His bed is comfortable, though I suspect it of having begun to sag in the middle from being occupied primarily with a solitary individual. It's hard to tell as he has a habit of camping in the center of it even when he has company, I cannot help but roll toward him. It takes a bit of shifting to develop enough counter balance to make myself comfortable next to him. I sleep on my right shoulder too often, with my face turned outward toward the edge of the bed. As I get older that arm is almost perpetually a little sore. I try to lie on my back, but when my left elbow rests beside me, my forearm crooked across my torso the arm tends to fall asleep. So I shift a lot and feel badly for rousing him from his peaceful sleep because he usually does have his bed to himself.
I love it there, in that quiet neighborhood. He has a balcony outside his second floor bedroom, and I can see its outline through the beige linen curtains. His closet doors are almost always open so I can see his rainbow colored collection of quirky and vintage t shirts and the ironing board he seldom uses with its floral print cover and the iron hanging above it on the rack. He recently hung a picture of a dory on the south China sea on the wall opposite his bed, and it too is soothing.
He loves the water. He spent part of his childhood growing up on a boat and the lifestyle, while not perfect contextually, was one that seems to have stuck with him and continues to have appeal. He tells me if he had a boat he would probably leave and not come back. I could see him being happily and resourcefully itinerant but I am glad he is here and does not seem unhappy.

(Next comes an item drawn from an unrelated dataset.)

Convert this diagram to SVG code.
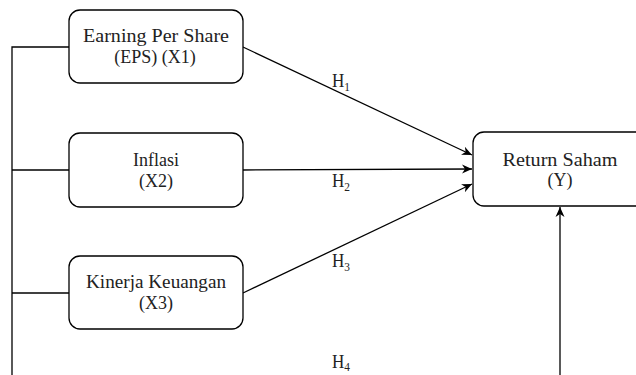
<svg xmlns="http://www.w3.org/2000/svg" width="636" height="375" viewBox="0 0 636 375">
<style>
.box{fill:#fff;stroke:#000;stroke-width:1.3}
.t{font-family:"Liberation Serif","Times New Roman","DejaVu Serif",serif;font-size:18px;fill:#222;text-anchor:middle}
.h{font-family:"Liberation Serif","Times New Roman","DejaVu Serif",serif;font-size:18px;fill:#222}
.s{font-size:12px}
.c{fill:none;stroke:#000;stroke-width:1.3}
</style>
<defs>
<marker id="ah" viewBox="0 0 10 10" refX="10" refY="5" markerWidth="10" markerHeight="10" markerUnits="userSpaceOnUse" orient="auto">
<path d="M0,0.5 L10,5 L0,9.5 L3,5 Z" fill="#000"/>
</marker>
</defs>
<g id="connectors">
<path class="c" d="M12,375 V47 H69"/>
<path class="c" d="M12,170 H69"/>
<path class="c" d="M12,293 H69"/>
<path class="c" d="M243,47 L472,155" marker-end="url(#ah)"/>
<path class="c" d="M243,170 L472,169" marker-end="url(#ah)"/>
<path class="c" d="M243,293 L472,184" marker-end="url(#ah)"/>
<path class="c" d="M560,375 V207" marker-end="url(#ah)"/>
<text class="h" x="332" y="87" textLength="18" lengthAdjust="spacingAndGlyphs">H<tspan class="s" dy="4">1</tspan></text>
<text class="h" x="332" y="187" textLength="18" lengthAdjust="spacingAndGlyphs">H<tspan class="s" dy="4">2</tspan></text>
<text class="h" x="332" y="267" textLength="18" lengthAdjust="spacingAndGlyphs">H<tspan class="s" dy="4">3</tspan></text>
<text class="h" x="332" y="368" textLength="18" lengthAdjust="spacingAndGlyphs">H<tspan class="s" dy="3">4</tspan></text>
</g>
<g id="x1">
<rect class="box" x="69" y="10" width="174" height="73" rx="11"/>
<text class="t" x="156" y="42" textLength="146" lengthAdjust="spacingAndGlyphs">Earning Per Share</text>
<text class="t" x="155" y="63">(EPS) (X1)</text>
</g>
<g id="x2">
<rect class="box" x="69" y="133" width="174" height="74" rx="11"/>
<text class="t" x="156" y="166">Inflasi</text>
<text class="t" x="156" y="187">(X2)</text>
</g>
<g id="x3">
<rect class="box" x="69" y="256" width="174" height="73" rx="11"/>
<text class="t" x="156" y="288" textLength="140" lengthAdjust="spacingAndGlyphs">Kinerja Keuangan</text>
<text class="t" x="156" y="309">(X3)</text>
</g>
<g id="y">
<rect class="box" x="473" y="132" width="175" height="74" rx="11"/>
<text class="t" x="560" y="166" textLength="115" lengthAdjust="spacingAndGlyphs">Return Saham</text>
<text class="t" x="560" y="186">(Y)</text>
</g>
</svg>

Tonight I will see him again. I don't know if I will get to his house before he does, if I'll need my rainbow colored key copy to get in. Maybe I will be curled up on his couch watching Caprica and munching on animal cookies, or perhaps he'll get there before me and be playing Modern Warfare. We'll probably watch something for a while, obscure or mainstream anime, something offbeat, and then one or the other of us will get sleepy. He sometimes reads in bed while waiting on me, or sometimes I go up first while he plays games until he's tired.
It is pleasant, and ordinary, and unique. It is a thing I always want and never take wholly for granted because it isn't mine and I value it. I think he's used to me now. There is more he wants and it isn't something I have, but I think he feels no sense of urgency about finding what it is he may be after. So there is me for now, and I am content for the most part.